» Exercise directions
Copy out the listing that follows, exact in every word, and skip the images.

Plotting code records
☆ ☆ ☆ ☆ ☆ ☆ ☆

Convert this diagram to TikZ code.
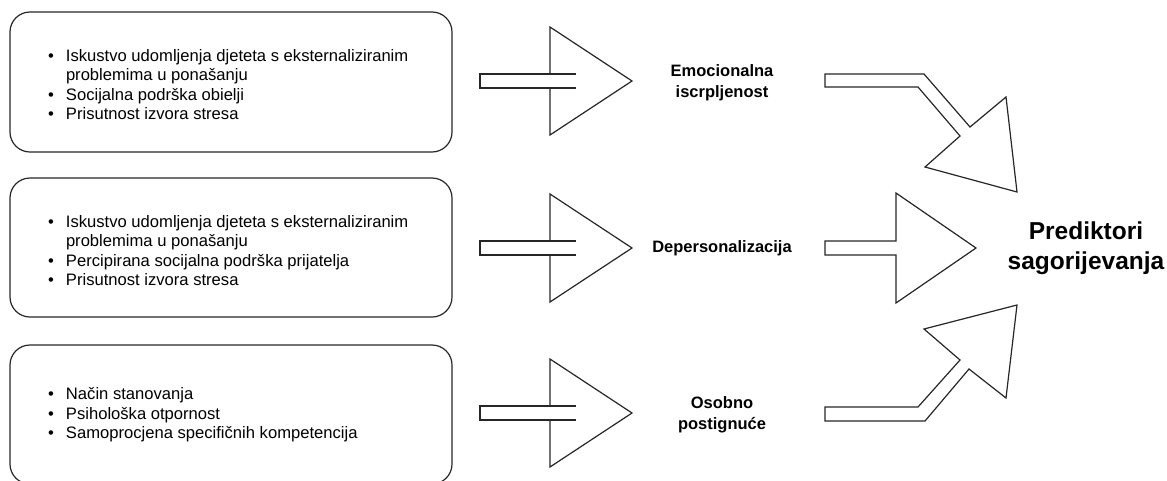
\documentclass[tikz,border=0pt]{standalone}
\usepackage{fontspec}
\setmainfont{Liberation Sans}
\begin{document}
\begin{tikzpicture}[x=1pt,y=-1pt,
  box/.style={draw=black!85, line width=1.2pt, rounded corners=20pt, minimum width=442pt},
  items/.style={anchor=west, inner sep=0pt, align=left, font=\fontsize{16.6}{19.4}\selectfont},
  lbl/.style={font=\bfseries\fontsize{16.5}{21}\selectfont, align=center},
  big/.style={font=\bfseries\fontsize{24.5}{30}\selectfont, align=center},
  blk/.style={draw=black!85, line width=1.2pt, line join=miter}]
\useasboundingbox (0,0) rectangle (1167,480);

\node[box, minimum height=140pt] (b1) at (231,82) {};
\node[box, minimum height=139pt] (b2) at (231,247.5) {};
\node[box, minimum height=139pt] (b3) at (231,414.5) {};

\node[items] (t1) at (48,86.5) {\begin{tabular}{@{}l@{\hspace{12pt}}l@{}}\textbullet & Iskustvo udomljenja djeteta s eksternaliziranim\\ & problemima u ponašanju\\ \textbullet & Socijalna podrška obielji\\ \textbullet & Prisutnost izvora stresa\end{tabular}};
\node[items] (t2) at (48,252.5) {\begin{tabular}{@{}l@{\hspace{12pt}}l@{}}\textbullet & Iskustvo udomljenja djeteta s eksternaliziranim\\ & problemima u ponašanju\\ \textbullet & Percipirana socijalna podrška prijatelja\\ \textbullet & Prisutnost izvora stresa\end{tabular}};
\node[items] (t3) at (48,415.5) {\begin{tabular}{@{}l@{\hspace{12pt}}l@{}}\textbullet & Način stanovanja\\ \textbullet & Psihološka otpornost\\ \textbullet & Samoprocjena specifičnih kompetencija\end{tabular}};

\foreach \y in {81,248,413} {
  \draw[blk] (550,\y-7) -- (550,\y-54) -- (632,\y) -- (550,\y+54) -- (550,\y+7);
  \draw[blk] (576,\y-7) -- (480,\y-7) -- (480,\y+7) -- (576,\y+7);
}

\node[lbl] (l1) at (722,83) {Emocionalna\\iscrpljenost};
\node[lbl] (l2) at (722,248) {Depersonalizacija};
\node[lbl] (l3) at (722,415) {Osobno\\postignuće};
\node[big] (p) at (1086,248) {Prediktori\\sagorijevanja};

\draw[blk] (825,74) -- (924,74) -- (970,127) -- (1006,97) -- (1017,192) -- (925,167) -- (960,136) -- (918,87) -- (825,87) -- cycle;
\draw[blk] (825,241) -- (896,241) -- (896,193) -- (976,248) -- (896,303) -- (896,255) -- (825,255) -- cycle;
\draw[blk] (825,421) -- (925,421) -- (969,369) -- (1006,398) -- (1017,305) -- (924,329) -- (960,360) -- (918,407) -- (825,407) -- cycle;
\end{tikzpicture}
\end{document}
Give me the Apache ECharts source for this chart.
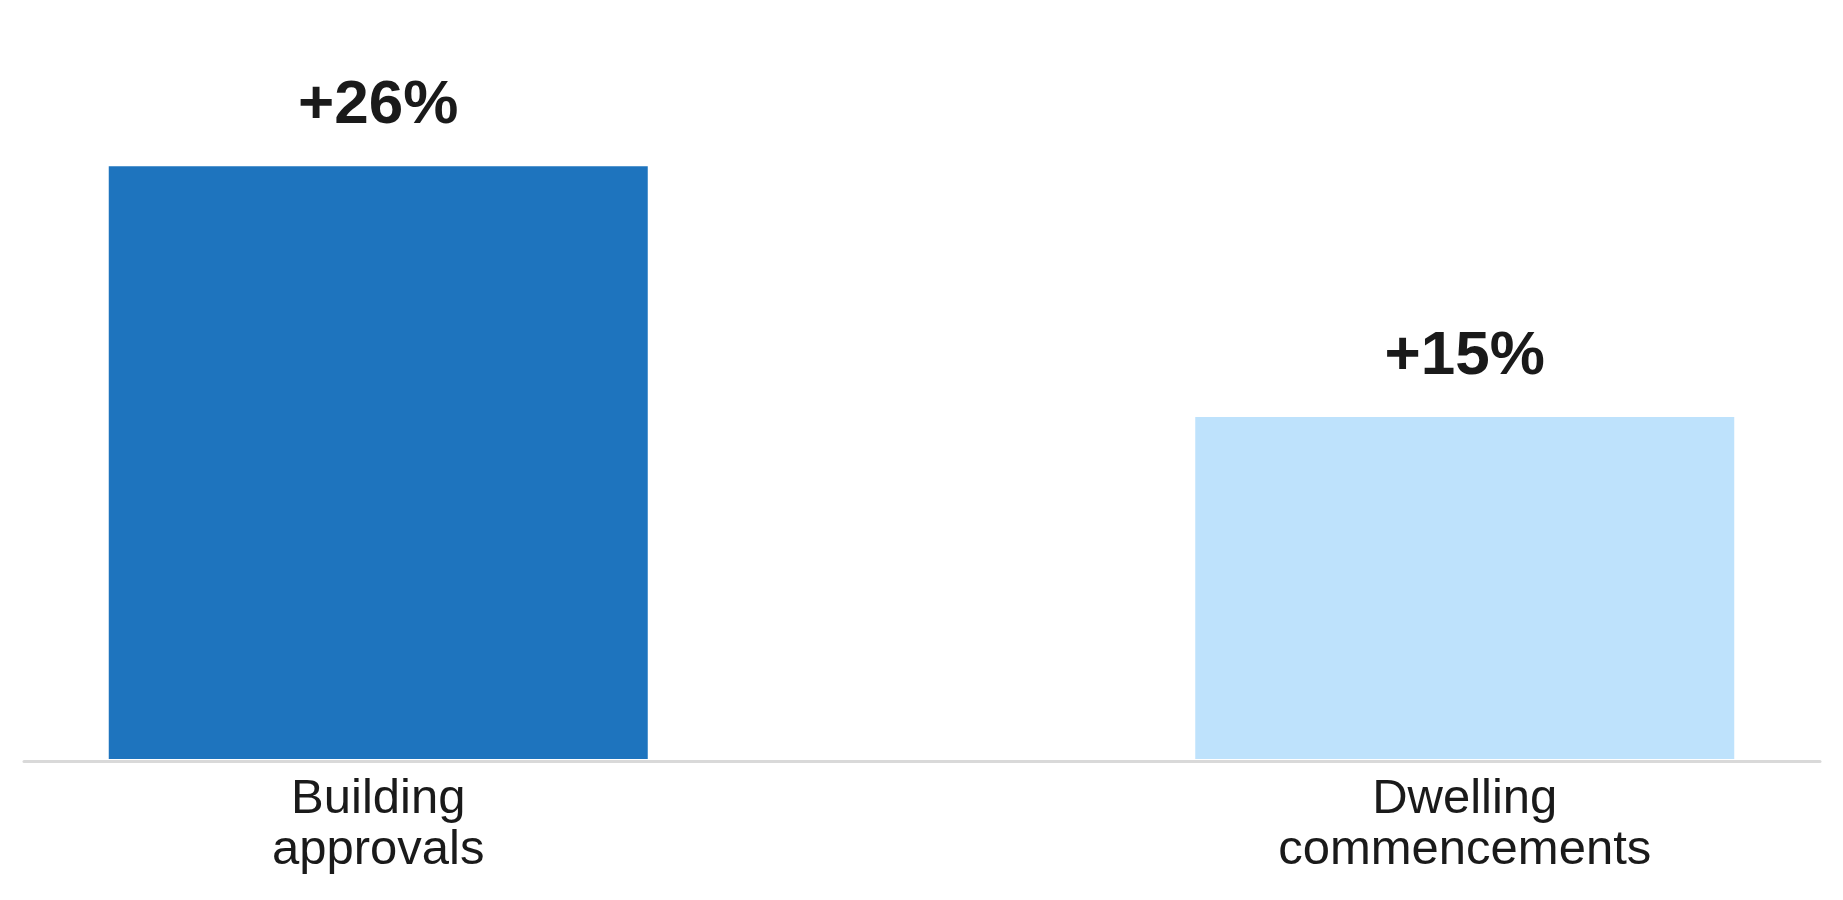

☆ ☆ ☆ ☆ ☆ ☆ ☆

» Reply to the task
Convert this diagram to TikZ code.
\documentclass[tikz,border=0pt]{standalone}
\usepackage{fontspec}
\setmainfont{Liberation Sans}
\begin{document}
\begin{tikzpicture}[x=1pt,y=-1pt,
  box/.style={draw=black!85, line width=1.2pt, rounded corners=20pt, minimum width=442pt},
  items/.style={anchor=west, inner sep=0pt, align=left, font=\fontsize{16.6}{19.4}\selectfont},
  lbl/.style={font=\bfseries\fontsize{16.5}{21}\selectfont, align=center},
  big/.style={font=\bfseries\fontsize{24.5}{30}\selectfont, align=center},
  blk/.style={draw=black!85, line width=1.2pt, line join=miter}]
\useasboundingbox (0,0) rectangle (1167,480);

\node[box, minimum height=140pt] (b1) at (231,82) {};
\node[box, minimum height=139pt] (b2) at (231,247.5) {};
\node[box, minimum height=139pt] (b3) at (231,414.5) {};

\node[items] (t1) at (48,86.5) {\begin{tabular}{@{}l@{\hspace{12pt}}l@{}}\textbullet & Iskustvo udomljenja djeteta s eksternaliziranim\\ & problemima u ponašanju\\ \textbullet & Socijalna podrška obielji\\ \textbullet & Prisutnost izvora stresa\end{tabular}};
\node[items] (t2) at (48,252.5) {\begin{tabular}{@{}l@{\hspace{12pt}}l@{}}\textbullet & Iskustvo udomljenja djeteta s eksternaliziranim\\ & problemima u ponašanju\\ \textbullet & Percipirana socijalna podrška prijatelja\\ \textbullet & Prisutnost izvora stresa\end{tabular}};
\node[items] (t3) at (48,415.5) {\begin{tabular}{@{}l@{\hspace{12pt}}l@{}}\textbullet & Način stanovanja\\ \textbullet & Psihološka otpornost\\ \textbullet & Samoprocjena specifičnih kompetencija\end{tabular}};

\foreach \y in {81,248,413} {
  \draw[blk] (550,\y-7) -- (550,\y-54) -- (632,\y) -- (550,\y+54) -- (550,\y+7);
  \draw[blk] (576,\y-7) -- (480,\y-7) -- (480,\y+7) -- (576,\y+7);
}

\node[lbl] (l1) at (722,83) {Emocionalna\\iscrpljenost};
\node[lbl] (l2) at (722,248) {Depersonalizacija};
\node[lbl] (l3) at (722,415) {Osobno\\postignuće};
\node[big] (p) at (1086,248) {Prediktori\\sagorijevanja};

\draw[blk] (825,74) -- (924,74) -- (970,127) -- (1006,97) -- (1017,192) -- (925,167) -- (960,136) -- (918,87) -- (825,87) -- cycle;
\draw[blk] (825,241) -- (896,241) -- (896,193) -- (976,248) -- (896,303) -- (896,255) -- (825,255) -- cycle;
\draw[blk] (825,421) -- (925,421) -- (969,369) -- (1006,398) -- (1017,305) -- (924,329) -- (960,360) -- (918,407) -- (825,407) -- cycle;
\end{tikzpicture}
\end{document}
Give me the Apache ECharts source for this chart.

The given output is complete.